Düşünsenize bundan binlerce yıl önce birileri harf denilen işaretler yardımıyla yaşadığı, hayal ettiği durumları ya da anlamlandıramadığı varlıkları 'tanrı' adı altında tabletlere kazıyor. Aradan yüzlerce yıl geçiyor, yazılanlar unutuluyor, tabletler yerin altında bulunmayı bekliyor ve sonra şans eseri gün ışığına tekrar kavuşuyorlar, bizler de bunları okuyabiliyoruz.

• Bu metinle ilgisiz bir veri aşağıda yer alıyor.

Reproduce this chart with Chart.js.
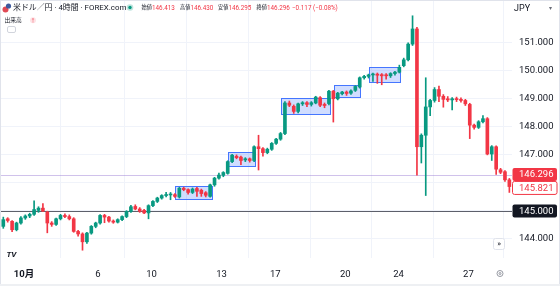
<!DOCTYPE html>
<html>
<head>
<meta charset="utf-8">
<script src="https://cdn.jsdelivr.net/npm/chart.js@4.4.0/dist/chart.umd.min.js"></script>
<style>
  html, body { margin: 0; padding: 0; background: #ffffff; }
  #wrap { position: relative; width: 560px; height: 286px; }
</style>
</head>
<body>
<div id="wrap"><canvas id="fxChart" width="560" height="286"></canvas></div>
<script>
// USD/JPY 4h candles (bar index 0..115)
const opens  = [144.45,144.72,144.63,144.33,144.57,144.75,144.82,144.88,145.02,145.10,
                144.96,144.57,144.52,144.72,144.84,144.80,144.72,144.27,144.18,143.90,
                144.21,144.45,144.57,144.84,144.78,144.64,144.60,144.69,144.80,144.98,
                145.16,145.07,145.02,144.93,145.19,145.34,145.46,145.55,145.57,145.58,
                145.50,145.81,145.76,145.66,145.80,145.74,145.65,145.52,145.93,146.17,
                146.27,146.34,146.76,146.95,146.92,146.82,146.86,146.80,147.29,147.22,
                147.08,147.20,147.41,147.56,147.76,148.85,148.73,148.55,148.82,148.86,
                148.80,148.85,149.04,148.80,148.83,149.27,149.00,149.18,149.24,149.20,
                149.30,149.42,149.75,149.80,149.85,149.88,149.86,149.85,149.82,149.90,
                149.95,150.18,150.39,150.95,151.49,147.29,147.70,148.71,148.94,149.33,
                149.09,149.00,148.96,149.00,148.98,148.94,148.80,148.06,147.98,148.18,
                148.29,147.03,147.29,146.47,146.40,146.11];
const highs  = [144.78,144.76,144.66,144.60,144.80,144.86,144.92,145.36,145.15,145.26,
                144.99,144.62,144.75,144.88,144.90,144.86,144.76,144.31,144.22,144.24,
                144.48,144.60,144.87,144.88,144.81,144.68,144.72,144.83,145.01,145.20,
                145.22,145.12,145.06,145.22,145.37,145.49,145.58,145.66,145.66,145.62,
                145.84,145.85,145.79,145.82,145.84,145.78,145.69,145.96,146.20,146.35,
                146.40,146.79,147.02,147.00,146.96,146.90,146.89,147.32,147.70,147.26,
                147.24,147.44,147.59,147.80,148.90,148.92,148.78,148.85,148.90,148.90,
                148.90,149.09,149.08,148.85,149.30,149.30,149.23,149.27,149.28,149.32,
                149.47,149.78,149.84,149.88,149.92,149.92,149.90,149.90,149.93,149.98,
                150.20,150.45,151.00,151.96,151.55,147.75,149.75,148.98,149.40,149.45,
                149.15,149.08,149.04,149.06,149.03,148.98,148.84,148.10,148.22,148.40,
                148.33,147.33,147.32,146.52,146.44,146.16];
const lows   = [144.38,144.60,144.26,144.29,144.53,144.70,144.76,144.84,144.95,144.97,
                144.22,144.45,144.48,144.68,144.76,144.68,144.24,144.10,143.60,143.84,
                144.17,144.40,144.53,144.58,144.60,144.56,144.57,144.65,144.76,144.95,
                145.04,144.95,144.90,144.72,145.15,145.30,145.42,145.50,145.40,145.48,
                145.46,145.72,145.60,145.62,145.52,145.52,145.50,145.49,145.88,146.13,
                146.22,146.31,146.72,146.86,146.65,146.76,146.74,146.76,146.46,146.95,
                147.04,147.16,147.37,147.52,147.72,148.72,148.48,148.50,148.76,148.72,
                148.74,148.82,148.72,148.68,148.78,148.17,148.96,149.14,149.12,149.16,
                149.26,149.38,149.70,149.74,149.62,149.55,149.50,149.70,149.76,149.84,
                149.92,150.14,150.35,150.90,146.28,146.71,145.55,148.40,148.88,148.90,
                148.70,148.90,148.60,148.90,148.88,148.76,147.58,147.92,147.94,148.14,
                147.00,146.80,146.30,146.33,146.05,145.66];
const closes = [144.69,144.66,144.33,144.57,144.75,144.82,144.88,145.05,145.10,145.00,
                144.57,144.52,144.72,144.84,144.80,144.72,144.27,144.18,143.90,144.21,
                144.45,144.57,144.84,144.78,144.64,144.60,144.69,144.80,144.98,145.15,
                145.07,144.99,144.93,145.19,145.34,145.46,145.55,145.58,145.60,145.52,
                145.81,145.76,145.66,145.78,145.70,145.62,145.56,145.93,146.17,146.28,
                146.37,146.76,146.99,146.90,146.80,146.86,146.80,147.29,147.22,147.08,
                147.20,147.41,147.56,147.76,148.85,148.77,148.55,148.82,148.86,148.80,
                148.86,149.06,148.77,148.76,149.27,149.00,149.20,149.24,149.19,149.28,
                149.44,149.75,149.80,149.85,149.88,149.84,149.82,149.82,149.90,149.95,
                150.12,150.39,150.95,151.49,147.29,147.70,148.71,148.94,149.33,149.09,
                148.98,148.96,149.00,148.97,148.94,148.82,148.06,147.98,148.18,148.29,
                147.03,147.29,146.49,146.38,146.11,145.87];

// time axis: bar position of each day label
const dayTicks  = [4.7, 21.5, 33.7, 49.6, 61.8, 77.7, 89.8, 105.7];
const dayLabels = ['10月', '6', '10', '13', '17', '20', '24', '27'];

// price axis
const priceTicks = [144, 145, 146, 147, 148, 149, 150, 151];

// highlighted ranges (bar from / to, price low / high)
const boxFrom = [39.0, 51.0, 63.05, 75.2, 83.1];
const boxTo   = [47.4, 57.2, 74.25, 81.1, 90.2];
const boxLow  = [145.43, 146.61, 148.46, 149.05, 149.59];
const boxHigh = [145.90, 147.11, 149.02, 149.49, 150.14];

// price marks on the right axis
const lastPrice = 146.296;
const bidPrice = 145.821;
const levelPrice = 145.000;

// header values
const hdrOpen = '146.413', hdrHigh = '146.430', hdrLow = '146.295', hdrClose = '146.296';
const hdrChange = '−0.117 (−0.08%)';

const UP = '#089981';
const DOWN = '#f23645';
const TEXT = '#131722';
const FONT = 'Roboto, "Noto Sans CJK JP", sans-serif';

const candleColors = closes.map((c, i) => c >= opens[i] ? UP : DOWN);
const bodyData = closes.map((c, i) => ({ x: i, y: [opens[i], c] }));
const wickData = closes.map((c, i) => ({ x: i, y: [lows[i], highs[i]] }));

// drop the label padding chart.js reserves so the plot fills the canvas
function noPadding(s) {
    s.paddingTop = 0;
    s.paddingBottom = 0;
    s.paddingLeft = 0;
    s.paddingRight = 0;
}

const overlay = {
    id: 'overlay',
    beforeDatasetsDraw(chart) {
        const { ctx, chartArea: a, scales: { x, y } } = chart;
        ctx.save();
        // highlight boxes
        boxFrom.forEach((b, k) => {
            const x0 = Math.round(x.getPixelForValue(b)) + 0.5;
            const x1 = Math.round(x.getPixelForValue(boxTo[k])) + 0.5;
            const y0 = Math.round(y.getPixelForValue(boxHigh[k])) + 0.5;
            const y1 = Math.round(y.getPixelForValue(boxLow[k])) + 0.5;
            ctx.fillStyle = 'rgba(41, 98, 255, 0.22)';
            ctx.fillRect(x0, y0, x1 - x0, y1 - y0);
            ctx.strokeStyle = 'rgba(41, 98, 255, 0.85)';
            ctx.lineWidth = 1;
            ctx.strokeRect(x0, y0, x1 - x0, y1 - y0);
        });
        // horizontal price lines
        let py = Math.round(y.getPixelForValue(levelPrice)) + 0.5;
        ctx.strokeStyle = '#5d606b';
        ctx.beginPath(); ctx.moveTo(a.left, py); ctx.lineTo(a.right, py); ctx.stroke();
        py = Math.round(y.getPixelForValue(lastPrice)) + 0.5;
        ctx.strokeStyle = 'rgba(150, 120, 210, 0.45)';
        ctx.beginPath(); ctx.moveTo(a.left, py); ctx.lineTo(a.right, py); ctx.stroke();
        ctx.restore();
    },
    afterDraw(chart) {
        const { ctx, chartArea: a, scales: { y } } = chart;
        ctx.save();
        ctx.textBaseline = 'middle';

        // price tags
        const tag = (v, fill, stroke, color) => {
            const cy = y.getPixelForValue(v);
            ctx.fillStyle = fill;
            ctx.beginPath();
            ctx.roundRect(a.right + 0.5, cy - 6.5, 44.5, 13, 2);
            ctx.fill();
            if (stroke) { ctx.strokeStyle = stroke; ctx.lineWidth = 1; ctx.stroke(); }
            ctx.fillStyle = color;
            ctx.font = '9.5px ' + FONT;
            ctx.fillText(v.toFixed(3), a.right + 7, cy + 0.5);
        };
        tag(lastPrice, DOWN, null, '#ffffff');
        tag(bidPrice, '#ffffff', DOWN, DOWN);
        tag(levelPrice, TEXT, null, '#ffffff');

        // header: symbol
        ctx.fillStyle = '#e04a55';
        ctx.beginPath(); ctx.arc(5.5, 9.5, 3, 0, Math.PI * 2); ctx.fill();
        ctx.fillStyle = '#3d5a9e';
        ctx.beginPath(); ctx.arc(8.5, 6, 2.6, 0, Math.PI * 2); ctx.fill();
        ctx.fillStyle = TEXT;
        ctx.font = '7.9px ' + FONT;
        ctx.fillText('米ドル／円 · 4時間 · FOREX.com', 13, 8.5);

        // market status dot
        ctx.fillStyle = 'rgba(8, 153, 129, 0.25)';
        ctx.beginPath(); ctx.arc(130, 7.5, 3.3, 0, Math.PI * 2); ctx.fill();
        ctx.fillStyle = UP;
        ctx.beginPath(); ctx.arc(130, 7.5, 1.7, 0, Math.PI * 2); ctx.fill();

        // OHLC legend
        const ohlc = [['始値', hdrOpen, 141.5], ['高値', hdrHigh, 180], ['安値', hdrLow, 218], ['終値', hdrClose, 256.5]];
        ohlc.forEach(([lab, val, px]) => {
            ctx.fillStyle = TEXT;
            ctx.font = '5.2px ' + FONT;
            ctx.fillText(lab, px, 8);
            ctx.fillStyle = DOWN;
            ctx.font = '6.3px ' + FONT;
            ctx.fillText(val, px + 10.5, 8);
        });
        ctx.fillText(hdrChange, 292, 8);

        // volume row
        ctx.fillStyle = TEXT;
        ctx.font = '5.8px ' + FONT;
        ctx.fillText('出来高', 4.5, 20.5);
        ctx.fillStyle = '#fde3e6';
        ctx.beginPath(); ctx.arc(33, 20.3, 3, 0, Math.PI * 2); ctx.fill();
        ctx.fillStyle = DOWN;
        ctx.font = '5px ' + FONT;
        ctx.textAlign = 'center';
        ctx.fillText('↑', 33, 20.5);
        ctx.textAlign = 'left';
        ctx.strokeStyle = '#d1d4dc';
        ctx.beginPath(); ctx.roundRect(7.5, 26.5, 8, 6, 1.5); ctx.stroke();

        // currency selector
        ctx.fillStyle = '#ffffff';
        ctx.fillRect(a.right + 1, 1, 47, 15);
        ctx.fillStyle = TEXT;
        ctx.font = '9px ' + FONT;
        ctx.fillText('JPY', 514, 8.5);
        ctx.font = '6px ' + FONT;
        ctx.fillStyle = '#6a6d78';
        ctx.fillText('▾', 549, 8.5);

        // scroll button
        ctx.fillStyle = '#ffffff';
        ctx.strokeStyle = '#e0e3eb';
        ctx.beginPath(); ctx.roundRect(493.5, 238.5, 11, 11, 2); ctx.fill(); ctx.stroke();
        ctx.fillStyle = TEXT;
        ctx.font = '8px ' + FONT;
        ctx.textAlign = 'center';
        ctx.fillText('»', 499, 243.5);

        // settings icon
        ctx.strokeStyle = '#9598a1';
        ctx.beginPath(); ctx.arc(500, 273.5, 3, 0, Math.PI * 2); ctx.stroke();
        ctx.beginPath(); ctx.arc(500, 273.5, 1, 0, Math.PI * 2); ctx.stroke();

        // logo
        ctx.textAlign = 'left';
        ctx.fillStyle = TEXT;
        ctx.font = 'bold italic 8px ' + FONT;
        ctx.fillText('TV', 6.5, 254.5);

        // frame
        ctx.strokeStyle = '#e0e3eb';
        ctx.strokeRect(0.5, 0.5, 559, 285);
        ctx.fillStyle = '#eef0f3';
        ctx.fillRect(0, 284, 560, 2);
        ctx.restore();
    }
};

const ctx = document.getElementById('fxChart').getContext('2d');
new Chart(ctx, {
    type: 'bar',
    data: {
        datasets: [
            {
                label: 'body',
                data: bodyData,
                backgroundColor: candleColors,
                borderWidth: 0,
                barThickness: 3,
                minBarLength: 1,
                grouped: false
            },
            {
                label: 'wick',
                data: wickData,
                backgroundColor: candleColors,
                borderWidth: 0,
                barThickness: 1,
                grouped: false
            }
        ]
    },
    options: {
        responsive: false,
        animation: false,
        devicePixelRatio: 1,
        layout: { padding: 0 },
        plugins: { legend: { display: false }, tooltip: { enabled: false } },
        scales: {
            x: {
                type: 'linear',
                min: -0.75,
                max: 115.6,
                offset: false,
                border: { display: false },
                grid: { color: '#f0f3fa', drawTicks: false },
                afterBuildTicks: s => { s.ticks = dayTicks.map(v => ({ value: v })); },
                afterFit: s => { s.height = 28; noPadding(s); },
                ticks: {
                    autoSkip: false,
                    maxRotation: 0,
                    padding: 11,
                    color: TEXT,
                    font: c => ({ family: FONT, size: 9.5, weight: c.index === 0 ? 'bold' : 'normal' }),
                    callback: (v, i) => dayLabels[i]
                }
            },
            y: {
                position: 'right',
                min: 143.322,
                max: 152.523,
                border: { display: false },
                grid: { color: '#f0f3fa', drawTicks: false },
                afterBuildTicks: s => { s.ticks = priceTicks.map(v => ({ value: v })); },
                afterFit: s => { s.width = 48; noPadding(s); },
                ticks: {
                    padding: 7,
                    color: TEXT,
                    font: { family: FONT, size: 9.5 },
                    callback: v => v.toFixed(3)
                }
            }
        }
    },
    plugins: [overlay]
});
</script>
</body>
</html>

Yazı denen mucize icat, kendinden sonra gelenlere bir işaret bırakmak, kendi yaşam tarzın hakkında bilgi vermek ve en önemlisi 'bu dünyada ben de yaşadım' diyebilmektir benim gözümde. Çünkü dünya var olduğundan beri insanoğlunun en önemli amacı bir iz bırakabilmektir. Bu destanda da aynı şekilde Uruk Kralı Gılgamış ile birlikte Mezopotamya'ya gidip ölümsüzlüğün izini sürüyoruz. Tüm çağlar boyunca insanoğlunun özlemini çektiği ve bulmak istediği yegane şeyi 'ölümsüzlüğü' arıyoruz. Bakalım bulabilecek miyiz?
Peki bu destan neyi konu alıyor dersiniz? Kahramanlıklar, doğa üstü güçler, başarılar, mitoloji, anunakiler, Hz. Nuh, büyük tufan.. Herşey mevcut gerçekten.
Kitabı okurken şunu unutmamakta fayda var: Elinize aldığınız bu kitap, tarihin ilk destanı ve ilk yazıtıdır. Ona rağmen dili anlaşılır, okunması kolaydır.
Okuyacak herkese keyifli okumalar dilerim, sevgiler.